Visitors to national monuments and parks in Colorado during 2012 spent a total of nearly $350 million and supported almost 5,000 jobs in the state, according to a new report from the National Park Service.

“From Mesa Verde to Dinosaur National Monument, the national parks of Colorado attract millions of visitors a year from across the country and around the world,” said Sue Masica, director of the National Park Service Intermountain Region, which includes Colorado and seven other states.

“Whether these park visitors are out for an afternoon, on a school field trip or taking a long family vacation, they come for a great experience — and they end up spending a little money along the way, too,” Masica said.

According to the report, the 5,811,546 visitors to Colorado national monuments and parks in 2012 spent a total of $347.4 million and supported 4,991 jobs in the state.

“This new report confirms that national park tourism is a significant driver in the national economy,  returning $10 for every $1 invested in the National Park Service. This reality makes parks tourism an important factor in Colorado’s economy as well. It’s a result we all can support,” Masica said.
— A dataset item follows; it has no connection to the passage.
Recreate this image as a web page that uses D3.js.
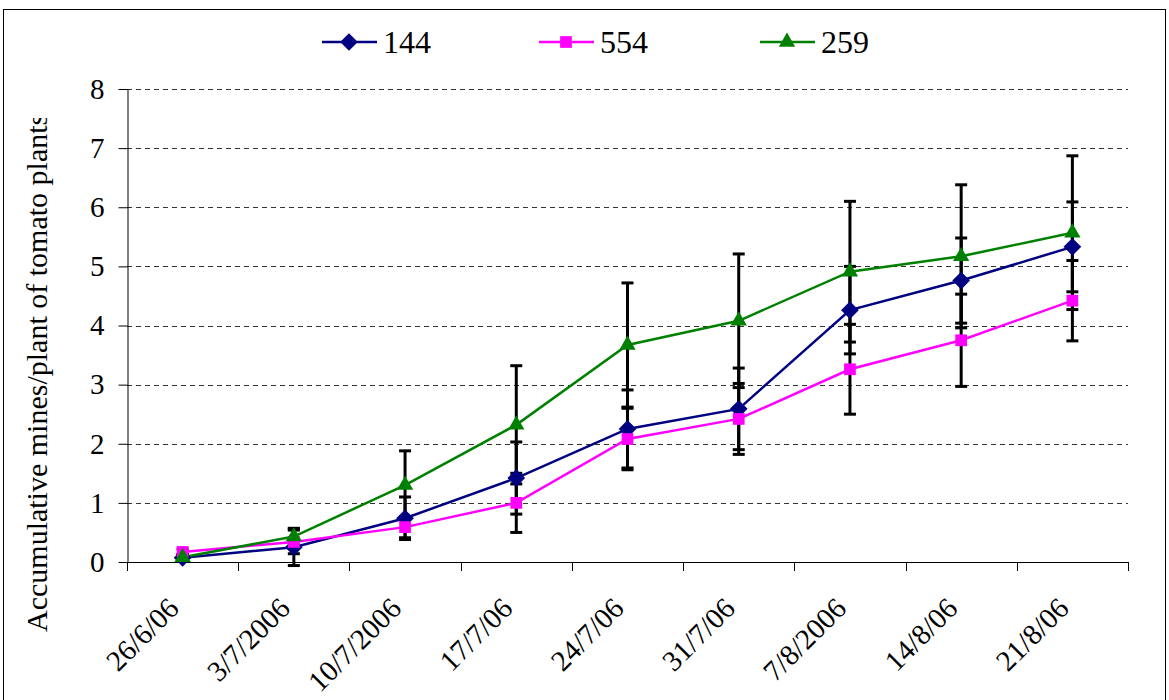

Colorado’s 12 national parks include: Black Canyon of the Gunnison, Great Sand Dunes, Mesa Verde and Rocky Mountain national parks; Colorado, Dinosaur, Florissant Fossil Beds, Hovenweep and Yucca House national monuments; Bent’s Old Fort and Sand Creek Massacre national historic sites, and Curecanti National Recreation Area.
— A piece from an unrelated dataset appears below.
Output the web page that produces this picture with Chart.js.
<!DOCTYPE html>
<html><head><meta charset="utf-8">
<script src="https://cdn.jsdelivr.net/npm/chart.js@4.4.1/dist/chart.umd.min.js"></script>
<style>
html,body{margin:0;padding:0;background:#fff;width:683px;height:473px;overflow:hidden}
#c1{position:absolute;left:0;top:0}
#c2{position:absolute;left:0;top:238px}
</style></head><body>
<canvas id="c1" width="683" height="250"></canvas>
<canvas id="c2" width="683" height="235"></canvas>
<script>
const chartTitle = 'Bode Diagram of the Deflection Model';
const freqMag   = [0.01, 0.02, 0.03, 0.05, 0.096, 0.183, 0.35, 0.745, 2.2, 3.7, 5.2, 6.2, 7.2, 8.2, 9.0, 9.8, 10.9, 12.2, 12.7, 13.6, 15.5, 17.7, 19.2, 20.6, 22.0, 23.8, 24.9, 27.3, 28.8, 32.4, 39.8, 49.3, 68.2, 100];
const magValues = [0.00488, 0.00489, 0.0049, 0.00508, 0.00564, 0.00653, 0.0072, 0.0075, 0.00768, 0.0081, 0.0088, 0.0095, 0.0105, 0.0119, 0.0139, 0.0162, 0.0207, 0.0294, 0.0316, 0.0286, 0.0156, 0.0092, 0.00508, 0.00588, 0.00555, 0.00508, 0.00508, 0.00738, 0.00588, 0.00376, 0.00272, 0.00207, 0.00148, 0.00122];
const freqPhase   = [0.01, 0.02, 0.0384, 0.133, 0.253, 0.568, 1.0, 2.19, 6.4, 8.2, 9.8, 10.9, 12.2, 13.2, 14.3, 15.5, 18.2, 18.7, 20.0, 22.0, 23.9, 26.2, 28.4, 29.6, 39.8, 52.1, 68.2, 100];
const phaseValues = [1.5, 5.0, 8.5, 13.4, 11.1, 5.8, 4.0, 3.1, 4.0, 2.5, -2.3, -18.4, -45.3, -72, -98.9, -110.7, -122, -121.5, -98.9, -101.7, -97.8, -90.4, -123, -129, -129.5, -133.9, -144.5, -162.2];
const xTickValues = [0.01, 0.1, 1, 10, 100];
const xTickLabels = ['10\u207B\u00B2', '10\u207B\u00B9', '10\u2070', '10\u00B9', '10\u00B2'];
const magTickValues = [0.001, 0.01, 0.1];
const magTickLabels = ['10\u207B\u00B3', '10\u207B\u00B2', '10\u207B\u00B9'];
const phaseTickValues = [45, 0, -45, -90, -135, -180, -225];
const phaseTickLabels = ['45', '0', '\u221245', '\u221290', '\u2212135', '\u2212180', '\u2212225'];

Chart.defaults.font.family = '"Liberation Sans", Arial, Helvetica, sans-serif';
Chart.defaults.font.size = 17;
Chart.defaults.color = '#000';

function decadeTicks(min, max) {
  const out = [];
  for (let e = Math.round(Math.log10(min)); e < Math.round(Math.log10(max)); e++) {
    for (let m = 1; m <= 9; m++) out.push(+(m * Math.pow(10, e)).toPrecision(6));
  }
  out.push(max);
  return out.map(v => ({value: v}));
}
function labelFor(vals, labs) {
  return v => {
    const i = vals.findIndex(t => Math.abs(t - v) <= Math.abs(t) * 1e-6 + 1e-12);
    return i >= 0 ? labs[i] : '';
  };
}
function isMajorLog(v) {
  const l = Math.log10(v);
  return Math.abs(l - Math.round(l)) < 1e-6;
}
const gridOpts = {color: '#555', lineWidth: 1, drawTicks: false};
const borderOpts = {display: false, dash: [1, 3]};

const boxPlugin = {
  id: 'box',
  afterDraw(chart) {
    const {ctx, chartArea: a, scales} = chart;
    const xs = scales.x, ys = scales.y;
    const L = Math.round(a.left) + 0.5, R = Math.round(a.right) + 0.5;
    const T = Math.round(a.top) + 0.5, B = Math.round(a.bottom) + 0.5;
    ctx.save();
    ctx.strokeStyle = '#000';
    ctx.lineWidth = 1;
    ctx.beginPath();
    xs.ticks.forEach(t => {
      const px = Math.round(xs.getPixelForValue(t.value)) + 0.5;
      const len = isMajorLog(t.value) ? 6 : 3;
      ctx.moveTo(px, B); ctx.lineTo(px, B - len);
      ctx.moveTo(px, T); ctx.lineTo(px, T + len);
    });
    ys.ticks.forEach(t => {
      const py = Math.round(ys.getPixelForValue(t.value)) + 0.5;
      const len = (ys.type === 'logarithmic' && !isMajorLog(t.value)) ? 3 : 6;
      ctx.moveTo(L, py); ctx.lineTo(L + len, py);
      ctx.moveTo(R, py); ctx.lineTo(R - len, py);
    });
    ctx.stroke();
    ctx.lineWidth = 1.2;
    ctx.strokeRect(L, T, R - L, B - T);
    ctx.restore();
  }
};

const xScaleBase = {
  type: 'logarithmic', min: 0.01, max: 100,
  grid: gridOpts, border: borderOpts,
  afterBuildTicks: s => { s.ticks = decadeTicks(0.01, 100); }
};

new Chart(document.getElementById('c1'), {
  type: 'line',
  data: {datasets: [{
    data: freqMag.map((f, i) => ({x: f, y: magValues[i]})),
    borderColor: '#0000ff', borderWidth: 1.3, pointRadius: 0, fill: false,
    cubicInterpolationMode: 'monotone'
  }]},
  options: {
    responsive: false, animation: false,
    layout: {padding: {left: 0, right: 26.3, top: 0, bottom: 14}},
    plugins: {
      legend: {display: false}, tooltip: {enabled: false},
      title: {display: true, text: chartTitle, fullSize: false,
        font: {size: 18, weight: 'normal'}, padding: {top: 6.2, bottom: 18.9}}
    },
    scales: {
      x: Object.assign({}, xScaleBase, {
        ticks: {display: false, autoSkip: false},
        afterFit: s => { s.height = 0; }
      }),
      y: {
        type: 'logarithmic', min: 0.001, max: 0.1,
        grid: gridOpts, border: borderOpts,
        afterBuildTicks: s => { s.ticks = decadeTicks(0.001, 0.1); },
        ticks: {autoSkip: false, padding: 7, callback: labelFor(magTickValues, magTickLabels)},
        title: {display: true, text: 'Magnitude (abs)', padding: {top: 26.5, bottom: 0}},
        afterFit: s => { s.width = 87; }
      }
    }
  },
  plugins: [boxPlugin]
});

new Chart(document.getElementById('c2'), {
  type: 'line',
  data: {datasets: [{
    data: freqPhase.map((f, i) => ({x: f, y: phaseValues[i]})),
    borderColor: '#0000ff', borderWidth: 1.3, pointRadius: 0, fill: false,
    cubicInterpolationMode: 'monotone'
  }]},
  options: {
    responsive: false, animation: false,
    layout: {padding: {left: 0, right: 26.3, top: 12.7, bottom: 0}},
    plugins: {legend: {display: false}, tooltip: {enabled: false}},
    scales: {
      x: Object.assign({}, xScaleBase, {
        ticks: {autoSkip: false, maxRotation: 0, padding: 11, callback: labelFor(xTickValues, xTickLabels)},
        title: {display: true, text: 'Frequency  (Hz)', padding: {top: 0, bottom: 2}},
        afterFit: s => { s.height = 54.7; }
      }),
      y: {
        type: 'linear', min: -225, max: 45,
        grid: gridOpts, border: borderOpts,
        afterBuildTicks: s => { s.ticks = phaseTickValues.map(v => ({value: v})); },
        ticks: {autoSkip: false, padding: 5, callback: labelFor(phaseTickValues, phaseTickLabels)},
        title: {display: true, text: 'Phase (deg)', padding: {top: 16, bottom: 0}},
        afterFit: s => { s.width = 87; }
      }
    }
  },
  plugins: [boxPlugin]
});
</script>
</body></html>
The visitor spending analysis was conducted for the National Park Service by U.S. Geological Survey economists Catherine Cullinane Thomas, Christopher Huber and Lynne Koontz.

The analysis found that nationwide, 283 million visitors to national monuments and parks in 2012 accounted for a total of $14.7 million in direct spending in communities within 60 miles. That spending supported 243,000 jobs, 201,000 of those in park “gateway” communities.

The cumulative benefit to the U.S. economy was estimated at $26.75 billion.

According to the report, most visitor spending supports jobs in restaurants, grocery and convenience stores (39 percent); hotels, motels and B&Bs (27 percent); and other amusement and recreation (20 percent).

The National Park Service and Interior Department also reported a 16-day government shutdown in October 213 resulted in a decrease of almost 8 million park visitors and a loss of $414 million in visitor spending.